On Tuesday, two college athletes filed a proposed antitrust class action in the U.S. District Court for the Northern District of California against the NCAA, the power conferences, and the College Sports Commission. The complaint does not attack the underlying House settlement. It targets the settlement's enforcement arm, the CSC and its NIL Go clearinghouse, in seventeen states whose laws protect athletes' ability to earn unlimited NIL compensation.
What was filed and where
The plaintiffs are USC freshman linebacker Talanoa Ili and Stanford senior quarterback Charlie Mirer. They are represented by attorneys from Berger Montague and Freedman Normand Friedland. The case has been assigned to U.S. Magistrate Judge Thomas Hixson. The named states with statutes that the suit says conflict with the CSC's enforcement include California, New York, Ohio, and Michigan. The plaintiffs are asking for monetary damages and an injunction to suspend enforcement.

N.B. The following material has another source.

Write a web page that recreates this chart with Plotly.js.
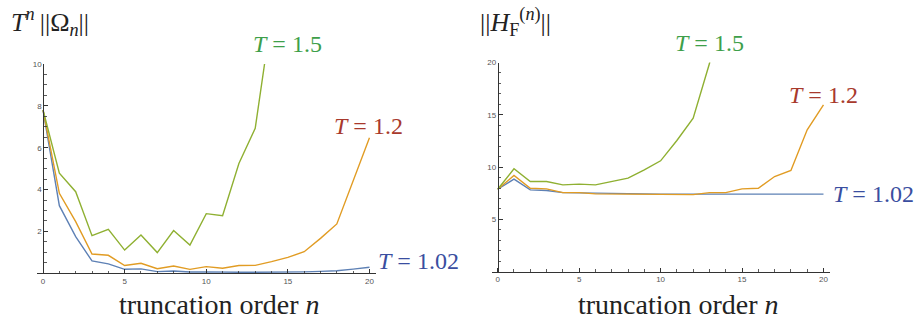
<!DOCTYPE html>
<html>
<head>
<meta charset="utf-8">
<script src="https://cdn.plot.ly/plotly-3.0.1.min.js"></script>
<style>
  html, body { margin: 0; padding: 0; background: #fff; }
  #chart { width: 922px; height: 320px; }
</style>
</head>
<body>
<div id="chart"></div>
<script>
// ---- data ----
const nFull = [0,1,2,3,4,5,6,7,8,9,10,11,12,13,14,15,16,17,18,19,20];
const nShort = [0,1,2,3,4,5,6,7,8,9,10,11,12,13,14];

// Left panel: T^n ||Omega_n||
const omegaT102 = [7.8, 3.23, 1.75, 0.59, 0.45, 0.19, 0.21, 0.08, 0.11, 0.06, 0.07, 0.05, 0.05, 0.05, 0.05, 0.06, 0.07, 0.09, 0.12, 0.2, 0.29];
const omegaT12  = [7.8, 3.82, 2.47, 0.92, 0.86, 0.37, 0.48, 0.22, 0.35, 0.19, 0.32, 0.24, 0.37, 0.38, 0.56, 0.76, 1.03, 1.67, 2.36, 4.46, 6.48];
const omegaT15  = [7.8, 4.78, 3.9, 1.8, 2.1, 1.11, 1.83, 0.99, 2.04, 1.35, 2.85, 2.75, 5.25, 6.93, 12.3];

// Right panel: ||H_F^(n)||
const hfT102 = [7.88, 8.85, 7.82, 7.76, 7.56, 7.53, 7.47, 7.44, 7.42, 7.42, 7.42, 7.42, 7.42, 7.42, 7.42, 7.42, 7.42, 7.42, 7.42, 7.42, 7.42];
const hfT12  = [7.88, 9.2, 7.98, 7.92, 7.56, 7.56, 7.44, 7.44, 7.37, 7.4, 7.37, 7.4, 7.37, 7.56, 7.56, 7.92, 7.98, 9.1, 9.68, 13.56, 15.95];
const hfT15  = [7.88, 9.84, 8.62, 8.62, 8.3, 8.37, 8.3, 8.62, 8.94, 9.74, 10.6, 12.54, 14.68, 19.9, 28];

// tick labels
const xTicks = [0, 5, 10, 15, 20];
const yTicksLeft = [2, 4, 6, 8, 10];
const yTicksRight = [5, 10, 15, 20];

// labels
const seriesLabels = ['<i>T</i> = 1.02', '<i>T</i> = 1.2', '<i>T</i> = 1.5'];
const xTitle = 'truncation order <i>n</i>';
const leftTitle = '<i>T</i><sup><i>n</i></sup>\u2009||\u03A9<sub><i>n</i></sub>||';
const rightTitle = '||<i>H</i><sub>F</sub><sup>(<i>n</i>)</sup>||';

// ---- styles ----
const lineColors = ['#5E81B5', '#E19C24', '#8FB032'];
const labelColors = ['#3A4EA0', '#A8392C', '#3E9F4A'];
const W = 922, H = 320;
const px = v => v / W;
const py = v => 1 - v / H;
const serif = 'Liberation Serif, Times New Roman, serif';
const tickFont = {family: 'Liberation Sans, Arial, sans-serif', size: 8, color: '#555'};
const axCol = '#333';

function line(x, y, c, xa, ya) {
  return {x: x, y: y, type: 'scatter', mode: 'lines', xaxis: xa, yaxis: ya,
          line: {color: c, width: 1.4}, hoverinfo: 'skip', showlegend: false};
}

const data = [
  line(nFull, omegaT102, lineColors[0], 'x', 'y'),
  line(nFull, omegaT12, lineColors[1], 'x', 'y'),
  line(nShort, omegaT15, lineColors[2], 'x', 'y'),
  line(nFull, hfT102, lineColors[0], 'x2', 'y2'),
  line(nFull, hfT12, lineColors[1], 'x2', 'y2'),
  line(nShort, hfT15, lineColors[2], 'x2', 'y2'),
];

function xax(domain, anchor, range) {
  return {domain: domain, anchor: anchor, range: range, showgrid: false, zeroline: false,
          showline: true, linecolor: axCol, linewidth: 1, ticks: 'inside', ticklen: 4, tickcolor: axCol,
          tickwidth: 1, tickmode: 'array', tickvals: xTicks, tickfont: tickFont,
          minor: {dtick: 1, tick0: 0, ticks: 'inside', ticklen: 2.5, tickcolor: axCol, tickwidth: 0.8}};
}
function yax(domain, range, tv, pos, mdt) {
  return {domain: domain, anchor: 'free', position: pos, range: range, showgrid: false, zeroline: false,
          showline: true, linecolor: axCol, linewidth: 1, ticks: 'inside', ticklen: 4, tickcolor: axCol,
          tickwidth: 1, tickmode: 'array', tickvals: tv, tickfont: tickFont,
          minor: {dtick: mdt, tick0: 0, ticks: 'inside', ticklen: 2.5, tickcolor: axCol, tickwidth: 0.8}};
}

const ann = [];
function addText(text, x, y, color, size, xanchor) {
  ann.push({text: text, xref: 'paper', yref: 'paper', x: px(x), y: py(y), xanchor: xanchor || 'center',
            yanchor: 'middle', showarrow: false, font: {family: serif, size: size, color: color}});
}
// titles
addText(leftTitle, 9, 22, '#222', 26, 'left');
addText(rightTitle, 478, 22, '#222', 26, 'left');
// x-axis titles
addText(xTitle, 219, 304, '#222', 28);
addText(xTitle, 678, 304, '#222', 28);
// series labels left
addText(seriesLabels[2], 287, 44, labelColors[2], 24);
addText(seriesLabels[1], 368, 126, labelColors[1], 24);
addText(seriesLabels[0], 376, 261, labelColors[0], 24, 'left');
// series labels right
addText(seriesLabels[2], 709, 43, labelColors[2], 24);
addText(seriesLabels[1], 823, 95, labelColors[1], 24);
addText(seriesLabels[0], 831, 194, labelColors[0], 24, 'left');

const layout = {
  width: W, height: H,
  margin: {l: 0, r: 0, t: 0, b: 0},
  paper_bgcolor: '#fff', plot_bgcolor: '#fff',
  showlegend: false,
  xaxis: xax([px(37), px(376)], 'y', [-0.37, 20.4]),
  yaxis: yax([1 - 273.3 / H, 1 - 64 / H], [0, 10], yTicksLeft, px(43.3), 0.5),
  xaxis2: xax([px(492), px(830)], 'y2', [-0.35, 20.4]),
  yaxis2: yax([1 - 271.7 / H, 1 - 62.5 / H], [0, 20], yTicksRight, px(497.7), 1),
  annotations: ann,
};

Plotly.newPlot('chart', data, layout, {staticPlot: true, displayModeBar: false});
</script>
</body>
</html>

A parallel front to the June 10 hearing
Yesterday, in the same court system, U.S. Magistrate Judge Nathanael Cousins heard a separate motion from House settlement class counsel arguing that multimedia rights companies and traditional brand sponsors should not be classified as "associated entities" subject to CSC review. The two cases run on parallel tracks. The first asks a court to narrow what flows through CSC review. The second asks whether the CSC can enforce the cap at all in states with their own NIL protection laws.
What it changes for a family reading a 2027 offer
The day-to-day reading does not move much, and that is the point. The clearinghouse is still operating. None of the published review rules are paused while the litigation proceeds.
What changes is the certainty horizon. Any dollar figure in an offer that depends on the CSC's continued enforcement authority is, today, a number contingent on outcomes a federal magistrate has not yet ruled on. A family who reads that figure as a firm commitment is taking on more legal exposure than the offer document discloses. A family who reads it as a current cleared number, subject to revision as courts continue to rule, is reading it accurately.
The advisory posture is unchanged. Read offers conservatively. Ask which entity is actually paying, on what schedule, and through what mechanism. Expect another round of legal news before the 2027 cycle reaches its signing window.